» TASK DIRECTIONS:
Reproduce every line of the material below, but drop the pictures.

--- START ---

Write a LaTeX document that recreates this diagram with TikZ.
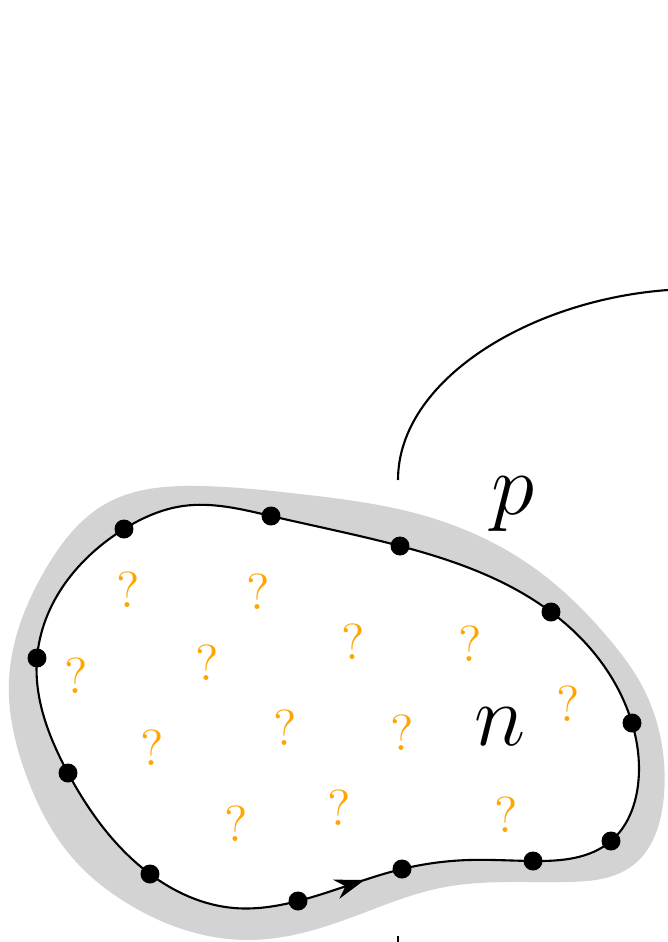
\documentclass[tikz,border=0pt]{standalone}
\usepackage{xcolor}
\usepackage{tikz}
\usetikzlibrary{arrows.meta,decorations.markings,hobby}
\definecolor{acikGri}{HTML}{D3D3D3}
\definecolor{turuncu}{HTML}{FFA500}
\tikzset{
  sinir/.style={line width=0.6pt},
  soru/.style={turuncu,font=\Large,inner sep=0pt},
  harf/.style={font=\Huge,inner sep=0pt}
}
\begin{document}
\begin{tikzpicture}[x=0.01cm,y=-0.01cm]
\useasboundingbox (0,0) rectangle (668,942);
% points on the boundary
\coordinate (d1) at (124,529);
\coordinate (d2) at (271,516);
\coordinate (d3) at (400,546);
\coordinate (d4) at (551,612);
\coordinate (d5) at (632,723);
\coordinate (d6) at (611,841);
\coordinate (d7) at (533,861);
\coordinate (d8) at (402,869);
\coordinate (d9) at (298,901);
\coordinate (d10) at (150,874);
\coordinate (d11) at (68,773);
\coordinate (d12) at (37,658);
% gray band
\fill[acikGri,use Hobby shortcut,closed=true] (9,680) .. (28,780) .. (70,855) .. (130,905) .. (250,940) .. (350,918) .. (440,888) .. (567,882) .. (632,866) .. (664,795) .. (660,735) .. (640,682) .. (610,640) .. (530,565) .. (422,515) .. (300,494) .. (200,486) .. (107,503) .. (45,570);
% region boundary
\draw[sinir,fill=white,use Hobby shortcut,closed=true,postaction={decorate},decoration={markings,mark=at position 7mm with {\arrow{Stealth[length=3mm,width=2mm]}}}]
  (d9) .. (d8) .. (469,860) .. (d7) .. (d6) .. (638,785) .. (d5) .. (d4) .. (d3) .. (d2) .. (183,506) .. (d1) .. (d12) .. (d11) .. (d10) .. (234,908);
\foreach \i in {1,...,12} \fill (d\i) circle (2.7pt);
% unknowns
\foreach \x/\y [count=\k] in {128/590,258/592,353/642,470/644,207/663,76/676,568/704,285/728,402/733,152/748,339/808,236/824,506/815}
  \node[soru] (s\k) at (\x,\y) {?};
\node[harf] (p) at (513,504) {$p$};
\node[harf] (n) at (500,727) {$n$};
% outer line
\coordinate (ust1) at (398,480);
\coordinate (ust2) at (668,290);
\draw[sinir] (ust1) .. controls (398,380) and (530,300) .. (ust2);
\coordinate (alt1) at (398,936);
\coordinate (alt2) at (398,942);
\draw[sinir] (alt1) -- (alt2);
\end{tikzpicture}
\end{document}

--- END ---

» CORRECT OUTPUT:
Write a LaTeX document that recreates this diagram with TikZ.
\documentclass[tikz,border=0pt]{standalone}
\usepackage{xcolor}
\usepackage{tikz}
\usetikzlibrary{arrows.meta,decorations.markings,hobby}
\definecolor{acikGri}{HTML}{D3D3D3}
\definecolor{turuncu}{HTML}{FFA500}
\tikzset{
  sinir/.style={line width=0.6pt},
  soru/.style={turuncu,font=\Large,inner sep=0pt},
  harf/.style={font=\Huge,inner sep=0pt}
}
\begin{document}
\begin{tikzpicture}[x=0.01cm,y=-0.01cm]
\useasboundingbox (0,0) rectangle (668,942);
% points on the boundary
\coordinate (d1) at (124,529);
\coordinate (d2) at (271,516);
\coordinate (d3) at (400,546);
\coordinate (d4) at (551,612);
\coordinate (d5) at (632,723);
\coordinate (d6) at (611,841);
\coordinate (d7) at (533,861);
\coordinate (d8) at (402,869);
\coordinate (d9) at (298,901);
\coordinate (d10) at (150,874);
\coordinate (d11) at (68,773);
\coordinate (d12) at (37,658);
% gray band
\fill[acikGri,use Hobby shortcut,closed=true] (9,680) .. (28,780) .. (70,855) .. (130,905) .. (250,940) .. (350,918) .. (440,888) .. (567,882) .. (632,866) .. (664,795) .. (660,735) .. (640,682) .. (610,640) .. (530,565) .. (422,515) .. (300,494) .. (200,486) .. (107,503) .. (45,570);
% region boundary
\draw[sinir,fill=white,use Hobby shortcut,closed=true,postaction={decorate},decoration={markings,mark=at position 7mm with {\arrow{Stealth[length=3mm,width=2mm]}}}]
  (d9) .. (d8) .. (469,860) .. (d7) .. (d6) .. (638,785) .. (d5) .. (d4) .. (d3) .. (d2) .. (183,506) .. (d1) .. (d12) .. (d11) .. (d10) .. (234,908);
\foreach \i in {1,...,12} \fill (d\i) circle (2.7pt);
% unknowns
\foreach \x/\y [count=\k] in {128/590,258/592,353/642,470/644,207/663,76/676,568/704,285/728,402/733,152/748,339/808,236/824,506/815}
  \node[soru] (s\k) at (\x,\y) {?};
\node[harf] (p) at (513,504) {$p$};
\node[harf] (n) at (500,727) {$n$};
% outer line
\coordinate (ust1) at (398,480);
\coordinate (ust2) at (668,290);
\draw[sinir] (ust1) .. controls (398,380) and (530,300) .. (ust2);
\coordinate (alt1) at (398,936);
\coordinate (alt2) at (398,942);
\draw[sinir] (alt1) -- (alt2);
\end{tikzpicture}
\end{document}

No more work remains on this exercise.